── SOURCE EXCERPT ──

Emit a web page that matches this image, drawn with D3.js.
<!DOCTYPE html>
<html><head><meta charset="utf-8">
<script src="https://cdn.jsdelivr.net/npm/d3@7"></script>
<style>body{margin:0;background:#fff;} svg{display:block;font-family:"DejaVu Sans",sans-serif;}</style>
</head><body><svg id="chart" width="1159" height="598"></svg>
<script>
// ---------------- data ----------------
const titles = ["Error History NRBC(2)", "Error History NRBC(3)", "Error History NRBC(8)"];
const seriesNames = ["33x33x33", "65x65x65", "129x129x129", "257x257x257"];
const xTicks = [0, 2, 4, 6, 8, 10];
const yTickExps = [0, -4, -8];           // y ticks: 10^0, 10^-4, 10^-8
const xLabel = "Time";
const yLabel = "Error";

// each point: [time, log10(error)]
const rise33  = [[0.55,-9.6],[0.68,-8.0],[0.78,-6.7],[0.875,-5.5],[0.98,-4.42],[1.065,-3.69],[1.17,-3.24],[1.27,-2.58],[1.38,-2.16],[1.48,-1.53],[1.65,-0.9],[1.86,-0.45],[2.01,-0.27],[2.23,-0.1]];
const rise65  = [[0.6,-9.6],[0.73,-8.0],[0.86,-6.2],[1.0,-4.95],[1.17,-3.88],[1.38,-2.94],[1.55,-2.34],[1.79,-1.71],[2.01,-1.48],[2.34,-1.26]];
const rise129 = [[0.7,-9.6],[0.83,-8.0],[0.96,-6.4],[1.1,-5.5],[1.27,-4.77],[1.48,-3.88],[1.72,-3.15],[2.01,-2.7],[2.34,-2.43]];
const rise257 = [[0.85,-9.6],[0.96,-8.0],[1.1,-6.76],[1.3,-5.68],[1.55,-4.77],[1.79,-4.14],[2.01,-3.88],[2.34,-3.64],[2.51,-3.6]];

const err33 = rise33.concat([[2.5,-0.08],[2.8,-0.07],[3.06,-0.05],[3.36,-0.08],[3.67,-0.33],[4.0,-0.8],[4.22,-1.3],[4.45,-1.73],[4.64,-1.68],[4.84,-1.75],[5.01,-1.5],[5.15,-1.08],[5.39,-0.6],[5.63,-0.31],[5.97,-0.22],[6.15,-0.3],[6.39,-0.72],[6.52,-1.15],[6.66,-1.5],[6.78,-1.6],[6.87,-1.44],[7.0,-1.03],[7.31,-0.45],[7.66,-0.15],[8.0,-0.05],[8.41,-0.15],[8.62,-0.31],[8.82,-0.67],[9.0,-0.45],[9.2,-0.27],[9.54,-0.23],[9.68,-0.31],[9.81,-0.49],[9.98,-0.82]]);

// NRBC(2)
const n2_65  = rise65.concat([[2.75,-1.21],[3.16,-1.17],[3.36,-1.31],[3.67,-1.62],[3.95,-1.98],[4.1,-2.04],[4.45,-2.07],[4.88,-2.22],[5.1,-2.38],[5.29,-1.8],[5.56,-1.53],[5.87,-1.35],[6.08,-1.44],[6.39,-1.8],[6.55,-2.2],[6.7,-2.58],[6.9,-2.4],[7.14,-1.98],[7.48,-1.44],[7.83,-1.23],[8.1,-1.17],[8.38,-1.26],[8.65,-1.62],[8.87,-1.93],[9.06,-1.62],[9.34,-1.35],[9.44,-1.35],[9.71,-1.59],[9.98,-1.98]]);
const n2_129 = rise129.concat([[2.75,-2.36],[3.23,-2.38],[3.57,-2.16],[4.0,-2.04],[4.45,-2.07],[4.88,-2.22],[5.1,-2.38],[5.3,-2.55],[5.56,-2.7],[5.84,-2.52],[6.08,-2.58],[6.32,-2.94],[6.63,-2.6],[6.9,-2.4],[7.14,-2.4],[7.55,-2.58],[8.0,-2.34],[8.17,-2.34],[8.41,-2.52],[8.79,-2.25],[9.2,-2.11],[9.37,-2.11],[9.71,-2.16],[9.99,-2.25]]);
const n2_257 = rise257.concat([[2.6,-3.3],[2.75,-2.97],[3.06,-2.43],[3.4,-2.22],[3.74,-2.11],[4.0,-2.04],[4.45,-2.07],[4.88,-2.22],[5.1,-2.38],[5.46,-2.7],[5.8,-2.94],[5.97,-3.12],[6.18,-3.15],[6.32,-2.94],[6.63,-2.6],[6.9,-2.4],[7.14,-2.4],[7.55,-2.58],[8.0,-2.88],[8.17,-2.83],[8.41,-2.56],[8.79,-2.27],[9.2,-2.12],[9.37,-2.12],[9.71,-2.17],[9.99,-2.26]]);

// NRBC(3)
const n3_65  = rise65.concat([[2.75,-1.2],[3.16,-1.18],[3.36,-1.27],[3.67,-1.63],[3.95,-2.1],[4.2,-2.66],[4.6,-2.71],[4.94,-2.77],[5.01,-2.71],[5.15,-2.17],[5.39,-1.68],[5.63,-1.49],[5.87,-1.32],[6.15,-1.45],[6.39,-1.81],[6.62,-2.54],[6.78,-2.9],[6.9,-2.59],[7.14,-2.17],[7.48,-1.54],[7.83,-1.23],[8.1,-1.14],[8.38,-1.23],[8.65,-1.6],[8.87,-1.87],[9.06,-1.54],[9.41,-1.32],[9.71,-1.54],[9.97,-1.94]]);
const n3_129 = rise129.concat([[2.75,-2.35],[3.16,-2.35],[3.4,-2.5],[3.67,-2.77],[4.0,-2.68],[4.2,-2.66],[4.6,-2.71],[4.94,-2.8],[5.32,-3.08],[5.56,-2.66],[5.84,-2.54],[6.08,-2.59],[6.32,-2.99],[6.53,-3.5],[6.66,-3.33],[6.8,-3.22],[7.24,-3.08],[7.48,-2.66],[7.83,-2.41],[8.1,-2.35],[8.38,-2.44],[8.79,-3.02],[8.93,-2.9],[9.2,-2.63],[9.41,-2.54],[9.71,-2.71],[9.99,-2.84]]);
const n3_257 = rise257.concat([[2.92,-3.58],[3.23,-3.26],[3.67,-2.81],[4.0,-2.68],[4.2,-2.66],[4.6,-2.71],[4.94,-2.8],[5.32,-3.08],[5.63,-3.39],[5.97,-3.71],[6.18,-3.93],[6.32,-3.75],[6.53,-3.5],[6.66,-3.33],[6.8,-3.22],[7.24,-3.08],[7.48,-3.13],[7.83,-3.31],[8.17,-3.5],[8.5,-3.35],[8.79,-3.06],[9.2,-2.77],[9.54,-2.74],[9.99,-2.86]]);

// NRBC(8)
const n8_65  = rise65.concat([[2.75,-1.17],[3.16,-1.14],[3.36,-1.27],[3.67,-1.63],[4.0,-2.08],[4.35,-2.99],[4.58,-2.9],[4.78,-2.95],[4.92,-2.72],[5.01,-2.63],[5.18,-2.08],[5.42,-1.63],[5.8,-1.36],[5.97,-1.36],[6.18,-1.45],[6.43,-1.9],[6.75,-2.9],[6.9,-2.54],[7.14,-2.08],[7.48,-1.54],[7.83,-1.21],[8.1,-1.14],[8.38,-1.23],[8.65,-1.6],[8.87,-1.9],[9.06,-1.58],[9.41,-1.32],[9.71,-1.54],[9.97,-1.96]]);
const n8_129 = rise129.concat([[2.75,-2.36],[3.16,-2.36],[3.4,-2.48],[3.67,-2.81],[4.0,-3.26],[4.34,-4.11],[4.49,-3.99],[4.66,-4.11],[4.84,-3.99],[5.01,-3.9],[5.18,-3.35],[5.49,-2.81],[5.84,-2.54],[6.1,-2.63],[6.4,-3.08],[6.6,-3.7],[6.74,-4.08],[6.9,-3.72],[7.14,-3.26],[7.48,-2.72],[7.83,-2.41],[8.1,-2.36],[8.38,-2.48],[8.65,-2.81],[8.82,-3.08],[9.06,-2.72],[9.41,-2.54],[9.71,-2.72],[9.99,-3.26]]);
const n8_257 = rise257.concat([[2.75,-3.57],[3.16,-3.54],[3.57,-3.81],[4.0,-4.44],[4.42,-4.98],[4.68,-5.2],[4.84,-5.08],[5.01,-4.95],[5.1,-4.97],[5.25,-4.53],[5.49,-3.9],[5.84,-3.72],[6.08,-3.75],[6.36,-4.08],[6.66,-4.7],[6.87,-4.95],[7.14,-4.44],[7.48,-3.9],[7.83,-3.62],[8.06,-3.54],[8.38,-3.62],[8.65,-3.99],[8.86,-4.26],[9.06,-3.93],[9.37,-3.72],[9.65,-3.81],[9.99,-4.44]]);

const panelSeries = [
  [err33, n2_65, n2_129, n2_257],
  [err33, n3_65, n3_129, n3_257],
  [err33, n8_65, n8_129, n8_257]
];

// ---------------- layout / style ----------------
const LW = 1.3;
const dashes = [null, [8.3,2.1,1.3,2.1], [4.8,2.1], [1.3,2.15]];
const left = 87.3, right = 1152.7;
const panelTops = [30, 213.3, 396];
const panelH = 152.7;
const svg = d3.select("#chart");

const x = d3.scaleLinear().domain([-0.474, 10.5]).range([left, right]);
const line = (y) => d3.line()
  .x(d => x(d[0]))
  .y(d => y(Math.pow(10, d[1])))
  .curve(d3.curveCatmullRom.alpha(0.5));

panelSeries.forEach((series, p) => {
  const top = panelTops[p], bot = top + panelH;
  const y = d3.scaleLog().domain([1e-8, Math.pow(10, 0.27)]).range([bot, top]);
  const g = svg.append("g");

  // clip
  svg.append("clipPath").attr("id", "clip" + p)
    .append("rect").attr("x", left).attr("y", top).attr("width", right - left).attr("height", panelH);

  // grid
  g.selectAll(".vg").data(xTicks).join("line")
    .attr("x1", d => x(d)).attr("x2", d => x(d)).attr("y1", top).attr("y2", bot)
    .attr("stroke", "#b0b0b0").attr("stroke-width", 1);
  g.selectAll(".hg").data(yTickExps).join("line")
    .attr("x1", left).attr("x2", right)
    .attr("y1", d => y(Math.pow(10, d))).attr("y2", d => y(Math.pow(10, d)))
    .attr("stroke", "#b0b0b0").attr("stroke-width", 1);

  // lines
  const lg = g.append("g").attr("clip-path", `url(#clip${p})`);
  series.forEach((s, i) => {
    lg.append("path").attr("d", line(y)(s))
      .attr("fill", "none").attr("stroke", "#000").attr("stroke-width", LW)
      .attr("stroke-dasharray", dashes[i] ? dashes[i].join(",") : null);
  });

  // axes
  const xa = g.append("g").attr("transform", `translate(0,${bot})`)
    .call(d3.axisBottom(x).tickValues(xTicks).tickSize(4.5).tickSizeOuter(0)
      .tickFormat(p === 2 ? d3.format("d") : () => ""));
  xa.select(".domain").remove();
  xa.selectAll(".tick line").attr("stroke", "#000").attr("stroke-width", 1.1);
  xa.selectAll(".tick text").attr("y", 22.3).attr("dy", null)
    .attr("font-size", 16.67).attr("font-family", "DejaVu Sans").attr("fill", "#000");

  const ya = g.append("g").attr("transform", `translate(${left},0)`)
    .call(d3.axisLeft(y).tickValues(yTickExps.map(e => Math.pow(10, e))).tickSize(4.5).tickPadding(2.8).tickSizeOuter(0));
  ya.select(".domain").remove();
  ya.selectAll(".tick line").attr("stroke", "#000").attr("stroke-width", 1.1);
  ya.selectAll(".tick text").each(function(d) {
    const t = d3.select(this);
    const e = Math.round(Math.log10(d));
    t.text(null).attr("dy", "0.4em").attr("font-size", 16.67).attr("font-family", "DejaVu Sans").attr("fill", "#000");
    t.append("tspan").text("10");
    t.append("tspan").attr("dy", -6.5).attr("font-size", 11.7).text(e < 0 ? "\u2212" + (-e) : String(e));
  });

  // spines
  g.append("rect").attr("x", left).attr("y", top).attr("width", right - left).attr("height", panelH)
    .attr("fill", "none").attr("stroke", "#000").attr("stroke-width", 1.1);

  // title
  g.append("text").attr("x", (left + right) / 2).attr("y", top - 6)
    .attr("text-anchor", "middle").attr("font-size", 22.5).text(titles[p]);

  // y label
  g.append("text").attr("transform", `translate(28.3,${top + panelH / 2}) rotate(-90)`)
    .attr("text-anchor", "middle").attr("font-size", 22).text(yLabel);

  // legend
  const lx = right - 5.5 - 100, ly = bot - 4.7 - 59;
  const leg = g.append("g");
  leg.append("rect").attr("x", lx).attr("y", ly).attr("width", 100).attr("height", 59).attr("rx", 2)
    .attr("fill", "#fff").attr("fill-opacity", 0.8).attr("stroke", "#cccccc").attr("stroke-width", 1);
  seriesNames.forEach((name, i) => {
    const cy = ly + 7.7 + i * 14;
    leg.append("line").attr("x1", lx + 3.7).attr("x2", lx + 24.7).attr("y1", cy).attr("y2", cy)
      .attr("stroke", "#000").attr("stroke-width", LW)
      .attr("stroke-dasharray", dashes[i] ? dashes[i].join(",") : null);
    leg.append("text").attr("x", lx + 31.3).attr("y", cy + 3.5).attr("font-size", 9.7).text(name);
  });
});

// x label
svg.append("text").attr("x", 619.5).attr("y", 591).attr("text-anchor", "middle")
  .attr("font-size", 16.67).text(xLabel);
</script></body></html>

───

Using the material above, count the lines containing the word "this". Reply with the number alone.

FINISHED ANSWER> 2